I am running sparklyr with R on a local instance with 8 cores and 64Gb RAM. My job is to left_join a [50 000 000, 12] dataframe with a [20 000 000, 3] dataframe, which I run with Spark.
# Load packages
library(tidyverse)
library(sparklyr)
# Initialize configuration with defaults
config <- spark_config()
# Memory
# Set memory allocation for whole local Spark instance
# Sys.setenv("SPARK_MEM" = "50g")
# Set driver and executor memory allocations
# config$spark.driver.memory <- "8g"
# config$spark.driver.maxResultSize <- "8g"
# Connect to local cluster with custom configuration
sc <- spark_connect(master = "local", config = config, spark_home = spark_home_dir())
# Read df1 and df2
df1 <- spark_read_parquet(sc, 
                          path = "/mnt/df1/",
                          memory = FALSE, overwrite = TRUE)
df2 <- spark_read_parquet(sc, 
                          path = "/mnt/df2/",
                          memory = FALSE, overwrite = TRUE)
# Left join
df3 <- df1 %>%
  dplyr::left_join(df2)
# Write or collect
sparklyr::spark_write_parquet(df3, path="/mnt/") # or
df3 <- df3 %>% collect()
No matter how I configure the Spark configuration file, the code fails with a java.lang.OutOfMemoryError: Java heap space.

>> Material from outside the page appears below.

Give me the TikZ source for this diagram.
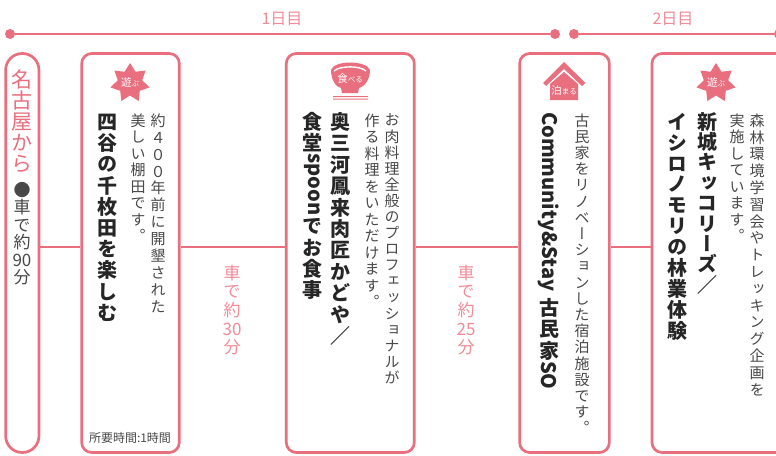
\documentclass[tikz,border=0pt]{standalone}
\usepackage{fontspec}
\usepackage{graphicx}
\usetikzlibrary{shapes.geometric}
\newfontfamily\tatefont[RawFeature=+vert]{Noto Sans CJK JP}
\newfontfamily\yokofont{Noto Sans CJK JP}
\definecolor{rosa}{HTML}{E96F7F}
\definecolor{rosalight}{HTML}{F28B98}
\definecolor{ink}{HTML}{484848}
\makeatletter
% one character per line, every line as high as \tatepitch
\newcommand{\tateitem}{\vbox to \tatepitch{\vss\hbox to 1em{\hss\vrule height .88em depth .12em width 0pt\tatechar\hss}\vss}}
\newcommand{\tatelist}[1]{\@tfor\tatechar:=#1\do{\tateitem}}
\newcommand{\tate}[1]{\vbox{\offinterlineskip\tatelist{#1}}}
\makeatother
\newcommand{\sideways}[1]{\hbox to 1em{\hss\rotatebox{-90}{#1}\hss}}
\newcommand{\smallkana}[1]{{\fontsize{7.5}{7.5}\selectfont #1}}
\tikzset{
  card/.style={draw=rosa, line width=2.7pt, fill=white, rounded corners=10pt, minimum height=399pt},
  link/.style={draw=rosa, line width=2.4pt},
  dayline/.style={draw=rosa, line width=1.4pt},
  daydot/.style={circle, fill=rosa, inner sep=0pt, minimum size=10pt},
  daylabel/.style={text=rosalight, font=\yokofont\fontsize{16}{16}\selectfont},
  desc/.style={anchor=north, inner sep=0pt, text=ink, font=\tatefont\fontsize{15}{15}\selectfont\def\tatepitch{16.5pt}},
  head/.style={anchor=north, inner sep=0pt, text=black!85, font=\tatefont\bfseries\fontsize{20}{20}\selectfont\def\tatepitch{21.2pt}},
  ride/.style={anchor=north, inner sep=0pt, text=rosalight, font=\tatefont\fontsize{17}{17}\selectfont\def\tatepitch{18.7pt}},
  from/.style={anchor=north, inner sep=0pt, text=ink, font=\tatefont\fontsize{17}{17}\selectfont\def\tatepitch{17.5pt}},
  tag/.style={text=white, inner sep=0pt, font=\yokofont\fontsize{10.5}{10.5}\selectfont},
  blast/.style={star, star points=7, star point ratio=1.6, fill=rosa, inner sep=0pt, minimum size=40pt},
}
\begin{document}
\begin{tikzpicture}[x=1pt,y=-1pt]
\useasboundingbox (0,0) rectangle (776,455);
\clip (0,0) rectangle (776,455);
% day line
\node[daydot] (startone) at (10,34) {};
\node[daydot] (endone) at (555,34) {};
\node[daydot] (starttwo) at (574,34) {};
\node[daydot] (endtwo) at (779,34) {};
\draw[dayline] (startone) -- (endone);
\draw[dayline] (starttwo) -- (endtwo);
\node[daylabel] (dayone) at (282,19) {1日目};
\node[daylabel] (daytwo) at (673,19) {2日目};
% cards
\node[card, rounded corners=16.5pt, minimum width=33.3pt] (nagoya) at (22.3,253) {};
\node[card, minimum width=97.6pt] (tanada) at (130.5,253) {};
\node[card, minimum width=128pt] (kadoya) at (350.3,253) {};
\node[card, minimum width=89.7pt] (koson) at (564.5,253) {};
\node[card, minimum width=180pt] (kikori) at (742,253) {};
\draw[link] ([yshift=6pt]nagoya.east) -- ([yshift=6pt]tanada.west);
\draw[link] ([yshift=6pt]tanada.east) -- ([yshift=6pt]kadoya.west);
\draw[link] ([yshift=6pt]kadoya.east) -- ([yshift=6pt]koson.west);
\draw[link] ([yshift=6pt]koson.east) -- ([yshift=6pt]kikori.west);
% start
\node[anchor=north, inner sep=0pt, text=rosa, font=\tatefont\fontsize{21}{21}\selectfont\def\tatepitch{21pt}] (fromname) at (22,69) {\tate{名古屋から}};
\node[from] (fromride) at (22,181) {\tate{●車で約{90}分}};
% rides
\node[ride] (ridea) at (232,263) {\tate{車で約{30}分}};
\node[ride] (rideb) at (466,263) {\tate{車で約{25}分}};
% first card
\node[blast] (stara) at (130,83) {};
\node[tag] (stara text) at (130,82) {遊\smallkana{ぶ}};
\node[desc] (tanadaone) at (158,112) {\def\tatepitch{16.9pt}\tate{約４００年前に開墾された}};
\node[desc] (tanadatwo) at (138,112) {\tate{美しい棚田です。}};
\node[head] (tanadahead) at (107,111) {\tate{四谷の千枚田を楽しむ}};
\node[inner sep=0pt, text=ink, font=\yokofont\fontsize{12}{12}\selectfont] (tanadatime) at (130,438) {所要時間:1時間};
% second card
\fill[rosa] (331,70) .. controls (334,60) and (366,60) .. (370,70) .. controls (370,80) and (364,87) .. (359,88) -- (358,93) -- (342,93) -- (341,88) .. controls (336,87) and (331,80) .. (331,70) -- cycle;
\draw[white, line width=1.4pt] (334,71) .. controls (340,65.5) and (360,65.5) .. (366,71);
\fill[rosa] (333,96) rectangle (368,97) (333,98.5) rectangle (368,99.5);
\node[tag] (bowl text) at (350,79) {食\smallkana{べる}};
\node[desc] (kadoyaone) at (392,112) {\def\tatepitch{16.1pt}\tate{お肉料理全般のプロフェッショナルが}};
\node[desc] (kadoyatwo) at (372,112) {\tate{作る料理をいただけます。}};
\node[head] (kadoyahead) at (340,111) {\def\tatepitch{21.4pt}\tate{奥三河鳳来肉匠かどや／}};
\node[head] (kadoyaheadtwo) at (312,111) {\vbox{\offinterlineskip\tatelist{食堂}\sideways{spoon}\tatelist{でお食事}}};
% third card
\fill[rosa] (564,62) -- (585.5,83) -- (582,86) -- (564,69) -- (546,86) -- (543,83) -- cycle;
\fill[rosa] (564,72) -- (578,84) -- (578,100) -- (550,100) -- (550,84) -- cycle;
\node[tag] (house text) at (564,90.5) {泊\smallkana{まる}};
\node[desc] (kosonone) at (582,112) {\def\tatepitch{16.2pt}\tate{古民家をリノベーションした宿泊施設です。}};
\node[head] (kosonhead) at (549,112) {\vbox{\offinterlineskip\sideways{Community\&Stay}\vskip 6pt\tatelist{古民家}\sideways{SO}}};
% fourth card
\node[blast] (starb) at (716,83) {};
\node[tag] (starb text) at (716,82) {遊\smallkana{ぶ}};
\node[desc] (kikorione) at (757,112) {\def\tatepitch{16.8pt}\tate{森林環境学習会やトレッキング企画を}};
\node[desc] (kikoritwo) at (737,112) {\tate{実施しています。}};
\node[head] (kikorihead) at (707,111) {\def\tatepitch{20.4pt}\tate{新城キッコリーズ／}};
\node[head] (kikoriheadtwo) at (677,111) {\def\tatepitch{20.9pt}\tate{イシロノモリの林業体験}};
\end{tikzpicture}
\end{document}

Error: org.apache.spark.SparkException: Job aborted due to stage failure: Task 2 in stage 8.0 failed 1 times, most recent failure: Lost task 2.0 in stage 8.0 (TID 96, localhost, executor driver): java.lang.OutOfMemoryError: Java heap space
I have tried so far different combinations of
Sys.setenv("SPARK_MEM" = "50g")
config["sparklyr.shell.driver-memory"] <- "20G"  
config["sparklyr.shell.num-executors"] <- 8  
config$spark.driver.maxResultSize <- "8g" 
config$spark.executor.memory <- "8g"  
config$spark.memory.fraction <- 0.9 
either in the R script or in the spark configuration file.
Similar questions have been asked 1 2 3 but none of these solved my problem.